Musing That Racism Isn’t As Bad As It Was, 5th Circuit Mulls Further Neutering Voting Rights Act

Conservatives on the 5th Circuit Court of Appeals occasionally sounded like Fox News talking heads Tuesday as they weighed whether coalitions composed of multiple minority groups are protected under the Voting Rights Act.

“Has the world not changed from a racial standpoint?” “Would you agree that discrimination in favor of a race — preferring a race — is the same thing as discrimination against other races?” the judges asked.

The right-wing judges’ dismissal of these voters’ need for protection — a “seat at the table,” said Chad Dunn, an attorney for the disenfranchised voters — sits in sharp contrast next to the ruling from the district court.

“[T]his is not a typical redistricting case. What happened here was stark and jarring,” wrote U.S. District Judge Jeffrey Vincent Brown, a Trump appointee. “The Commissioners Court transformed Precinct 3 from the precinct with the highest percentage of Black and Latino residents to that with the lowest percentage. The circumstances and effect of the enacted plan were mean-spirited and egregious given that there was absolutely no reason to make major changes to Precinct 3.”

A mix of Black and Latino voters had been represented by one Galveston, Texas county commissioner for 30 years, until the county wiped the precinct — Precinct 3 — off the map in 2021. It did so, the U.S. government notes in its brief supporting the coalitions, at only one public meeting in a far-flung, tiny annex, where the “aggressive” judge threatened to expel attendees who were crammed into the hallway.

The case has become a vehicle for one of the most potent, new threats against the already diminished Voting Rights Act: the argument that only single minority groups, and not politically likeminded minority coalitions, get the VRA’s protection from being stretched and cracked out of any meaningful voting power. The argument was raised in a redistricting case out of Georgia too, but the district judge set it aside late last year as having not been sufficiently briefed.

A panel of judges on the notoriously conservative 5th Circuit in November of last year upheld the Texas district court’s ruling — begrudgingly.

“That precedent establishes the validity of so-called minority-coalition claims like those brought in this case,” the panel wrote, adding: “But the court’s decisions in this respect are wrong as a matter of law.”

In other words: The judges are bound to follow their circuit’s precedent, that the coalitions do get VRA protection. But that precedent, they insist, is wrong and should be overturned.

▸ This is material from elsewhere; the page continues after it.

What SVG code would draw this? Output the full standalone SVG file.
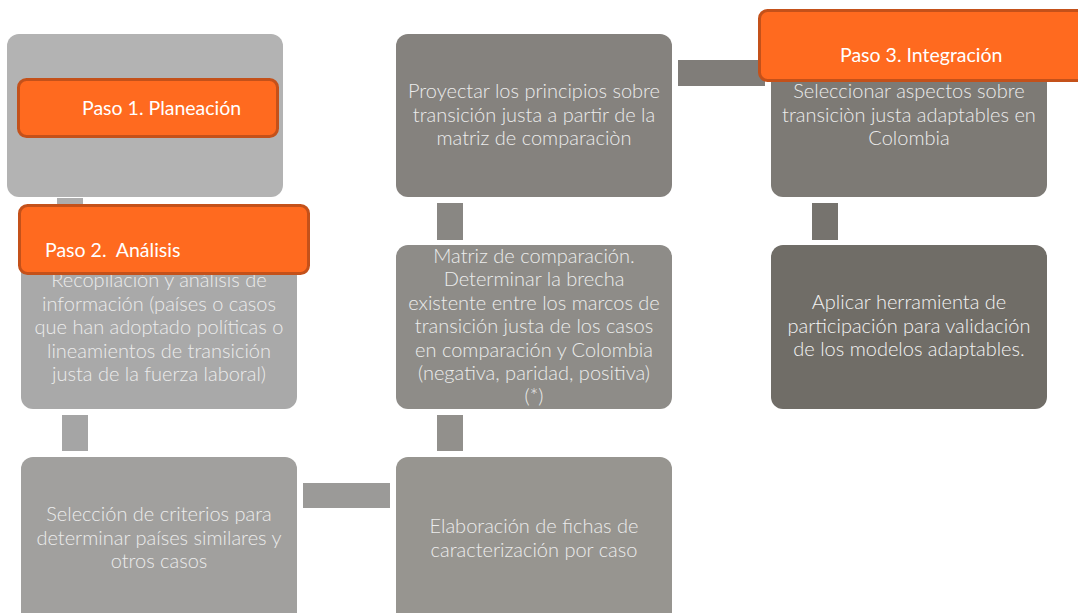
<svg xmlns="http://www.w3.org/2000/svg" width="1078" height="613" viewBox="0 0 1078 613">
<style>
.t{font-family:Lato,"Open Sans","Liberation Sans",sans-serif;font-size:20px;fill:#ececec;text-anchor:middle;font-weight:300}
.o{fill:#ff6a1f;stroke:#c4511a;stroke-width:3}
.ot{font-family:Lato,"Open Sans","Liberation Sans",sans-serif;font-size:19.5px;fill:#ffffff}
</style>
<rect width="1078" height="613" fill="#ffffff"/>
<g id="connectors">
<rect x="57" y="198" width="26" height="14" fill="#adadad"/>
<rect x="62" y="415" width="26" height="36" fill="#a5a5a5"/>
<rect x="303" y="483" width="87" height="25" fill="#9b9a98"/>
<rect x="437" y="415" width="26" height="36" fill="#92908c"/>
<rect x="437" y="203" width="26" height="37" fill="#898783"/>
<rect x="678" y="60" width="87" height="26" fill="#807d79"/>
<rect x="812" y="203" width="26" height="37" fill="#76736e"/>
</g>
<g id="n-planeacion">
<rect x="7" y="34" width="276" height="163" rx="12" fill="#b3b3b3"/>
</g>
<g id="n-recopilacion">
<rect x="21" y="245" width="276" height="164" rx="12" fill="#a9a9a9"/>
<text class="t" x="159" y="287">Recopilación y análisis de</text>
<text class="t" x="159" y="311">información (países o casos</text>
<text class="t" x="159" y="334">que han adoptado políticas o</text>
<text class="t" x="159" y="358">lineamientos de transición</text>
<text class="t" x="159" y="381">justa de la fuerza laboral)</text>
</g>
<g id="n-seleccion">
<rect x="21" y="457" width="276" height="170" rx="12" fill="#a1a09e"/>
<text class="t" x="159" y="521">Selección de criterios para</text>
<text class="t" x="159" y="545">determinar países similares y</text>
<text class="t" x="159" y="568">otros casos</text>
</g>
<g id="n-fichas">
<rect x="396" y="457" width="276" height="170" rx="12" fill="#979590"/>
<text class="t" x="534" y="533">Elaboración de fichas de</text>
<text class="t" x="534" y="557">caracterización por caso</text>
</g>
<g id="n-matriz">
<rect x="396" y="245" width="276" height="164" rx="12" fill="#8e8c88"/>
<text class="t" x="534" y="263">Matriz de comparación.</text>
<text class="t" x="534" y="286">Determinar la brecha</text>
<text class="t" x="534" y="310">existente entre los marcos de</text>
<text class="t" x="534" y="333">transición justa de los casos</text>
<text class="t" x="534" y="357">en comparación y Colombia</text>
<text class="t" x="534" y="380">(negativa, paridad, positiva)</text>
<text class="t" x="534" y="403">(*)</text>
</g>
<g id="n-proyectar">
<rect x="396" y="34" width="276" height="163" rx="12" fill="#85827e"/>
<text class="t" x="534" y="98">Proyectar los principios sobre</text>
<text class="t" x="534" y="122">transición justa a partir de la</text>
<text class="t" x="534" y="145">matriz de comparaciòn</text>
</g>
<g id="n-seleccionar">
<rect x="771" y="34" width="276" height="163" rx="12" fill="#7d7a75"/>
<text class="t" x="909" y="98">Seleccionar aspectos sobre</text>
<text class="t" x="909" y="122">transiciòn justa adaptables en</text>
<text class="t" x="909" y="145">Colombia</text>
</g>
<g id="n-aplicar">
<rect x="771" y="245" width="276" height="164" rx="12" fill="#706d67"/>
<text class="t" x="909" y="309" style="fill:#f4f4f4">Aplicar herramienta de</text>
<text class="t" x="909" y="333" style="fill:#f4f4f4">participación para validación</text>
<text class="t" x="909" y="356" style="fill:#f4f4f4">de los modelos adaptables.</text>
</g>
<g id="n-paso1">
<rect class="o" x="18.5" y="79.5" width="259" height="57" rx="8"/>
<text class="ot" x="82" y="115">Paso 1. Planeación</text>
</g>
<g id="n-paso2">
<rect class="o" x="19.5" y="205.5" width="289" height="68" rx="8"/>
<text class="ot" x="45" y="257" xml:space="preserve">Paso 2.  Análisis</text>
</g>
<g id="n-paso3">
<rect class="o" x="759.5" y="10.5" width="330" height="70" rx="8"/>
<text class="ot" x="840" y="62">Paso 3. Integración</text>
</g>
</svg>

The panel called for a rehearing of the case en banc, arguments for which the full circuit heard Tuesday.

The few liberal judges on the court stepped in occasionally to underscore the danger of further limiting the scope of the once-great civil rights legislation, which has been chipped away at by a decade and a half of Supreme Court rulings.

Judge Stephen Higginson, an Obama appointee, pressed Galveston’s attorney, Joseph Nixon, on the concern that “your theory would allow discrimination as long as it affects two groups instead of one.”

“I’m particularly worried about whether you’re gonna be asking courts to engage in race science in one of two ways: Either courts will now have to delineate racial singularity — which I would think would be impossible for 6 million Americans who are Afro-Latino — or courts would have to exclude mixed groups, say Asian Americans, on the theory that Filipino Americans have different interests than Chinese Americans,” he added.

Judge Dana Douglas, a Biden appointee, asked Nixon a pointed question to underscore the animating force of the VRA.

“What the Supreme Court has said is that the Voting Rights Act should be interpreted in a manner that provides the broadest scope possible in combating racial discrimination, so how does that square with your argument?” she asked.

The merits of the arguments are unlikely to outweigh the conservatives’ numbers; Tuesday’s arguments were heard by 12 judges appointed by Republican presidents to four by Democratic ones. The case is likely headed to the Supreme Court.

Judge James Ho, always eager to raise his profile as one of the most infamous Trump appointees, took Tuesday’s opportunity to raise another even more dangerous threat to the VRA: the argument that individual citizens cannot sue to bring vote dilution cases, despite decades of doing so. Right-wing litigants have been trying out the argument more aggressively, positing that only the U.S. attorney general — and not the typical coalition of individual voters backed by voting rights groups — can challenge gerrymanders.

“You’re aware that Judge Strauss on the 8th Circuit said that there is no private cause of action at all — you have not argued that?” Ho asked Nixon, name-checking another Trump appointee.

Ultra-conservatives such as Ho clearly read this moment as the time to strike, given the Roberts’ Court’s historic hostility to the law once considered a bulwark against regimes crafted to keep minority voters underrepresented and powerless.